Anglers fear emissions will wipe out river’s fish

Anglers have expressed fears a river’s salmon and trout stocks will be wiped out by pollution which they claim is possibly emanating from a waste treatment plant and a speciality cheese factory.

The Womanagh Angling and Development Association in East Cork have pointed the blame at Cork County Council and, to an extent, Dairygold.

Locals claim the River Kiltha is being seriously harmed by emissions flowing from the agri co-op’s plant in Mogeely and the council’s waste water treatment plant at Castlemartyr.

Cork County Council confirmed there had been “periodic operational issues with the treatment plant” but said they had been remedied.

A council spokesman said yesterday that the current quality of final effluent was not at an acceptable standard — although all its weekly and monthly sampling had been in compliance with the requirements of the Urban Wastewater Directive.

The Environmental Protection Agency was informed of the condition of the river — which flows from Mogeely to Castlemartyr — and opened a complaint file.

Dairygold has denied its plant is a source of pollution into the Kiltha River.
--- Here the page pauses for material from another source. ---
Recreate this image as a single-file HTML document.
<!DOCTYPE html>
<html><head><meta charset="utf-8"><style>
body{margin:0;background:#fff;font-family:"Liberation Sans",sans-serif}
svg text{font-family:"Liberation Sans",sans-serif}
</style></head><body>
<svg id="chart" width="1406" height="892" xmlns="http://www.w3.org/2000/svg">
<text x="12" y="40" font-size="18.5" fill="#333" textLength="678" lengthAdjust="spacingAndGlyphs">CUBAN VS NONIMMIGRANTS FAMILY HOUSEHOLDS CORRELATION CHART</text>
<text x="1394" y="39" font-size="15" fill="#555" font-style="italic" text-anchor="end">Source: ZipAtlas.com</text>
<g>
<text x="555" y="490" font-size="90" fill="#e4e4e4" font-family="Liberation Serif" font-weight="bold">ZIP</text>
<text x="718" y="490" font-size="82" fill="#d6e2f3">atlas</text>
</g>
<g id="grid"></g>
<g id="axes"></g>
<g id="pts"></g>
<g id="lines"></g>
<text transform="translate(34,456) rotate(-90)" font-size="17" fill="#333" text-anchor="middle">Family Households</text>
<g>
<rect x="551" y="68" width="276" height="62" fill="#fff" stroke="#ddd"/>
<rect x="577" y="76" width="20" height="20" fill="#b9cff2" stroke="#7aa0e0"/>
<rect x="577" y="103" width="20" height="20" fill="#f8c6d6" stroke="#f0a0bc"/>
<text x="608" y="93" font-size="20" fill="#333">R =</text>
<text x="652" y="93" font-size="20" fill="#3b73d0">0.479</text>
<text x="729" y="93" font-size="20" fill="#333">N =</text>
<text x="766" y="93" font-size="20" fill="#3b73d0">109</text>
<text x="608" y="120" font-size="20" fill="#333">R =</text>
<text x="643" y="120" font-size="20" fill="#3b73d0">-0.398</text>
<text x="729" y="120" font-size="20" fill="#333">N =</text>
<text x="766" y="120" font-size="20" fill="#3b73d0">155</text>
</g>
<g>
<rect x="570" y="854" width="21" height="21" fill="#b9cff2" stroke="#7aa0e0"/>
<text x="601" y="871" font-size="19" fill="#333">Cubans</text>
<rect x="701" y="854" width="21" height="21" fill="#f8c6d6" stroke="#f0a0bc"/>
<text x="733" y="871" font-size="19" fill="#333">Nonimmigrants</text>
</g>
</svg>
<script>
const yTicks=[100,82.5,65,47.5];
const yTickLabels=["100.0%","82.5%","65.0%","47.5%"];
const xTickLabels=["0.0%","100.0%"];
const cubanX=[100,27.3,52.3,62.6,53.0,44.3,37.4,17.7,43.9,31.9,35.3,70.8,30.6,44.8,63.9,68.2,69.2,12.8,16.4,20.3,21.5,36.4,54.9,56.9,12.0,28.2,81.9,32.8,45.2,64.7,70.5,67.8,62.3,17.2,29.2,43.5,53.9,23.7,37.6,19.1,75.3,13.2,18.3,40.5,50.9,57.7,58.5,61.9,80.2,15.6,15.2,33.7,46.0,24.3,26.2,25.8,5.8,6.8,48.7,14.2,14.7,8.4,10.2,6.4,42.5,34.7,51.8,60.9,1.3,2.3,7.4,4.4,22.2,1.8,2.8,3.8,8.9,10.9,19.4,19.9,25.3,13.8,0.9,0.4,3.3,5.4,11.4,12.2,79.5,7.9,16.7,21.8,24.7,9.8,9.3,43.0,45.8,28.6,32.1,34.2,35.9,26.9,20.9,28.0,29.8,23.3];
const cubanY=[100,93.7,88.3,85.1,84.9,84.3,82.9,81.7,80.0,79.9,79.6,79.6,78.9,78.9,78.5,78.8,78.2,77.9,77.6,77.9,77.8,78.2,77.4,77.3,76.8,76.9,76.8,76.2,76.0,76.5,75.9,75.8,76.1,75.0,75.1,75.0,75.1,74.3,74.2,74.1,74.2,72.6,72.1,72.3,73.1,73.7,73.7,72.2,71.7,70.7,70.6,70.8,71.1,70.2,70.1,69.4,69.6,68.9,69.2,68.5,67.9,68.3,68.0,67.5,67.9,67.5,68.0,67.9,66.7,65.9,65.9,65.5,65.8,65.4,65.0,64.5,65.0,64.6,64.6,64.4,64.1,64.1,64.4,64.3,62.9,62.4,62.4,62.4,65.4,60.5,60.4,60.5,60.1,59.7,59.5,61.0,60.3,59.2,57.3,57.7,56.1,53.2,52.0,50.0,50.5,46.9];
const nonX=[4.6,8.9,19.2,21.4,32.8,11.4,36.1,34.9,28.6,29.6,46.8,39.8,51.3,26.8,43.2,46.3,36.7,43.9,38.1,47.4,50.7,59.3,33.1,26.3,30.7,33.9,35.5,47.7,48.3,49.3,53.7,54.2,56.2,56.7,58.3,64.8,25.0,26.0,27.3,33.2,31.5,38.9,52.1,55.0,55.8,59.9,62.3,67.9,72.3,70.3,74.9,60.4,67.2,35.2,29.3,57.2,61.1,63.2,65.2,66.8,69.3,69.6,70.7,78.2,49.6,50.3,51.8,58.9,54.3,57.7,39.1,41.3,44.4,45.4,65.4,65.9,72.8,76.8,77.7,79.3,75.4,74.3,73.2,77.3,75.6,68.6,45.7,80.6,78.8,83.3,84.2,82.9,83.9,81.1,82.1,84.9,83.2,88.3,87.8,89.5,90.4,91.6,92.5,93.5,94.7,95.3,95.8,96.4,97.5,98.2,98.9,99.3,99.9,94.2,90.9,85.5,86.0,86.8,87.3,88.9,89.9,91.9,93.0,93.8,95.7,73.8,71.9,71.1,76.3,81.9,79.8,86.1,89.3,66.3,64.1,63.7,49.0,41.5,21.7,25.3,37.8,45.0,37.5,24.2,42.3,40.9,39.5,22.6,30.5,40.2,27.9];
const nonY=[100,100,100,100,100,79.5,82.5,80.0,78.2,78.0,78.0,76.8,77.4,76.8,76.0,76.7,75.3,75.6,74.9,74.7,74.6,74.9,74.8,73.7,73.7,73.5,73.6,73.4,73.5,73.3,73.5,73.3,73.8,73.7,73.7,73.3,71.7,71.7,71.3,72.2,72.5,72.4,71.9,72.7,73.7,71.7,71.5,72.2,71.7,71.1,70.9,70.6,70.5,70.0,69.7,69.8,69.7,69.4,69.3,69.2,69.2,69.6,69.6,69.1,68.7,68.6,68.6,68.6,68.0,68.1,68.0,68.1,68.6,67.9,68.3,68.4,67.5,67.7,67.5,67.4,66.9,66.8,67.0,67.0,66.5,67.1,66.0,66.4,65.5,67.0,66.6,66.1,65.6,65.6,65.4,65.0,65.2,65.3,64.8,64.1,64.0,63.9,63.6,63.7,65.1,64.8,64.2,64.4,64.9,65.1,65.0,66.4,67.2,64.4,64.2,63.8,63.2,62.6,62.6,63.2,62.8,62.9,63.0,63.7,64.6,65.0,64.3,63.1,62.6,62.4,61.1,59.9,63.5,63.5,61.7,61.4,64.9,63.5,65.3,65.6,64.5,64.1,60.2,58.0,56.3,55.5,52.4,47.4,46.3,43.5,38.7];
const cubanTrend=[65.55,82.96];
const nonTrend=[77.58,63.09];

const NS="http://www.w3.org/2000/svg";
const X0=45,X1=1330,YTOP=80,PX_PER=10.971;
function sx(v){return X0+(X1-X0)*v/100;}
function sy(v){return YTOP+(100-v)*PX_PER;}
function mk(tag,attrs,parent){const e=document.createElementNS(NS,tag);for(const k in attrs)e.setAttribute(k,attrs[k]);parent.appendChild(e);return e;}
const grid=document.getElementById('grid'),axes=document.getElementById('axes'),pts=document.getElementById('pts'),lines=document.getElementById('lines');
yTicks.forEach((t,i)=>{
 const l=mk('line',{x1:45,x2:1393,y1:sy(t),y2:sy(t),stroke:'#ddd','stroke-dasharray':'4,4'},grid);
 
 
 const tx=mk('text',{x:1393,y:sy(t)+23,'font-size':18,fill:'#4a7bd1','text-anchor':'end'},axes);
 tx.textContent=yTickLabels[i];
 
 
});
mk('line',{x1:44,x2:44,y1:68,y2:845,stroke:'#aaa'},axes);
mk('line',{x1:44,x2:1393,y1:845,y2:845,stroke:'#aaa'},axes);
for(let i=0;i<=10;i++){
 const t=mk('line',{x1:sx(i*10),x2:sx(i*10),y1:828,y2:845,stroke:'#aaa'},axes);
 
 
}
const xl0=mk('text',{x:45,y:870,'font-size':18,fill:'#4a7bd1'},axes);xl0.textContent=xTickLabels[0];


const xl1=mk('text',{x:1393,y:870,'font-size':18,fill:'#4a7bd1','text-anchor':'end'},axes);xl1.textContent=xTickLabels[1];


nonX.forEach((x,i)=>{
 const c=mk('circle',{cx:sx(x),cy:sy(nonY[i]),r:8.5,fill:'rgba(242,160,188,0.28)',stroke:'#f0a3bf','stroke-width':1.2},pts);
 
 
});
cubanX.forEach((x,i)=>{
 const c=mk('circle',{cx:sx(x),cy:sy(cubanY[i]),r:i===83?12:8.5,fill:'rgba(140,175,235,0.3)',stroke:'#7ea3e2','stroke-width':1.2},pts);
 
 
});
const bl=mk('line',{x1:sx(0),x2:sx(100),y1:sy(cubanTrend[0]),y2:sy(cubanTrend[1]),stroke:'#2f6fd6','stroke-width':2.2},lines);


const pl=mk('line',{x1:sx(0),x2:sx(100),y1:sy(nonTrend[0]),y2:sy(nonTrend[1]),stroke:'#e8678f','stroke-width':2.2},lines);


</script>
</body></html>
According to David Burke of the local angling and development association, the problem “goes back to the overdevelopment of Castlemartyr village during the building boom without subsequent upgrading of services”.

“The council’s wastewater treatment plant is operating above capacity with the result there is a regular malfunction of the wastewater treatment process leading to the discharge of suspended waste solids into the river,” he said.

“We have complained to the EPA for several years now but they then refer us to Cork County Council’s environment department to investigate it. We believe that we have repeatedly been stonewalled by the council.

“Inland Fisheries Ireland have also taken notice of our problem and, like the EPA, have offered support, but there is no discernible practical solution on the horizon.”

A spokesman for Cork County Council said a meeting was held to discuss the matter and was attended by representatives from the local authority, Woomanagh Angling Association, Inland Fisheries, and EPS, which runs the treatment plant for the council.

“Cork County Council proposed that a detailed examination of the plant would be carried out with a view to optimising operational parameters and improving the reliability of the treatment process and the quality of the final effluent.

“Cork County Council are continuing with their monitoring of the plant and implementing incremental changes to optimise the operation of the plant.

“It was agreed by all parties that there was no overnight solution to this issue and that the implementation of the necessary changes would take time.”

Last night, the EPA said it was assessing an application from Cork County Council for a waste water discharge licence for the plant.

The application was submitted in 2008. Prior to that, waste water treatment plants did not have to be licenced.

The EPA said Dairygold’s plant at Mogeely was subjected to regular EPA inspections and monitoring and that its Office of Environmental Enforcement had been made aware “of incidents that have occurred with regard to exceedances in permitted discharges to water”.

“The most recent of these events was detected on Feb 7 when the EPA conducted sampling of the discharge to water from the facility.

“The EPA has notified the licensee of this non-compliance and is pursuing compliance with the requirements of the licence. In response to the incidents regarding the discharges to water, the on-site waste water treatment at Dairygold is presently undergoing major upgrade works to improve its performance,” said an EPA spokesman.

A Dairygold spokesman denied the plant was a source of pollution. “Whatever gave rise to the cloudy appearance of the river in February, it did not originate from the Mogeely cheese plant or upstream of it,” he said.